Devletçi-milliyetçi söylemi tekeline almaya bu kadar yaklaşmışken, Saray’ın başındakilerin bunu rahatça kullanacakları, sınır ötesi askeri harekatları seçimi garantileyene kadar gündemde tutması olasılığı kanlı-canlı biçimde karşımızdadır. Erdoğan’ı yeniden başkan seçtirene kadar savaş ve milliyetçilik kozunu masadan kalkacağını düşünmek için bir neden yoktur. Devletçi-milliyetçi daha geniş çevreler, Saray bloku etrafına dizilmişken, muhalefetin Kürt sorunu ve dış politikada onunla aynılaşan mevcut çizgiyle, savaş kozunu Erdoğan’ın elinden alma ihtimalleri bulunmamaktadır. Bunun idraki içinde, mevcuttan farklı bir çizgiye geçip, iktidarın savaş tuzağını dağıtmaları gerekiyor. TİP Genel Başkanı Erkan Baş, Saray Rejimi’ni yıkmak isteyenlere savaş tuzağının bozulmasının yolunu, iki gün önce açıkladığı sekiz maddelik Barış Mutabakatı çağrısıyla ortaya koydu. Savaşa, ezilen ulus meselesine, emperyalizme enternasyonalist sosyalist bir perspektiften yaklaşan bu açık-sade, anlaşılır, cesur çağrının muhalefetin iki büyük ittifakının da elini güçlendirdiğini düşünüyorum.

Son olarak, eklemek gerekir ki, muhalefeti Kürt sorununda demokratik bir barış politikasını savunanlarla rezonans içine sokacak, farklı toplum kesimlerinin dertlerini ortak bir dertte ve amaçta birleştirecek Gezi gibi bir hadiseye ihtiyacımız olduğu da söylenebilir. Bu tür olaylar, siyasi aktörlerin gücü ve niyetiyle ortaya çıkmadığını düşünürsek, daha gerçekçi bir yol haritası çizmek, seçim kampanyalarını Saray Rejimi’nin güçsüz olduğu ve toplumun mülk sahibi olmayan yüzde 80’inden fazlasını ezen ekonomik ve sosyal bunalım konularında bir halk seferberliği yaratacak tarzda yürütmeleri gerekiyor.
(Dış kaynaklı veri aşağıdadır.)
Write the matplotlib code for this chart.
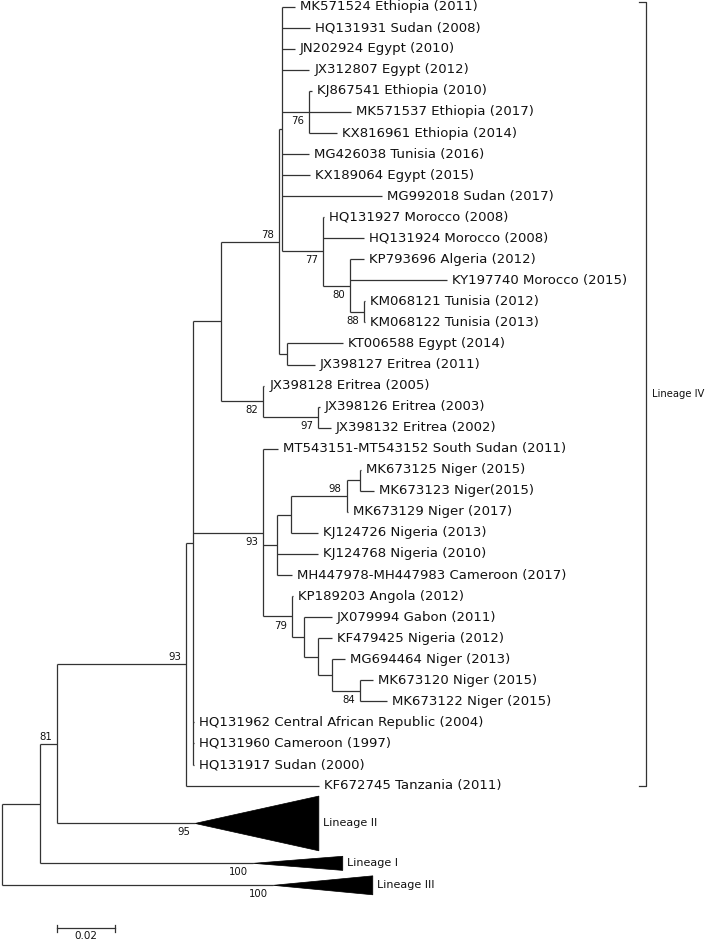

Muhalefetin birbirinin ayağına basmadan, “Limon gibi sıkılmak istemiyoruz”la, “Seni başkan yaptırmayacağız”ın bileşkesi bir söylemle “Ondan sonra”, “Hayır! Hepimiz kazanalım” gibi yerel kolektif inisiyatifleri de teşvik ettiği bir kampanya da devletçi-milliyetçi savaş tuzağının bozulmasında kritik rol oynayabilir.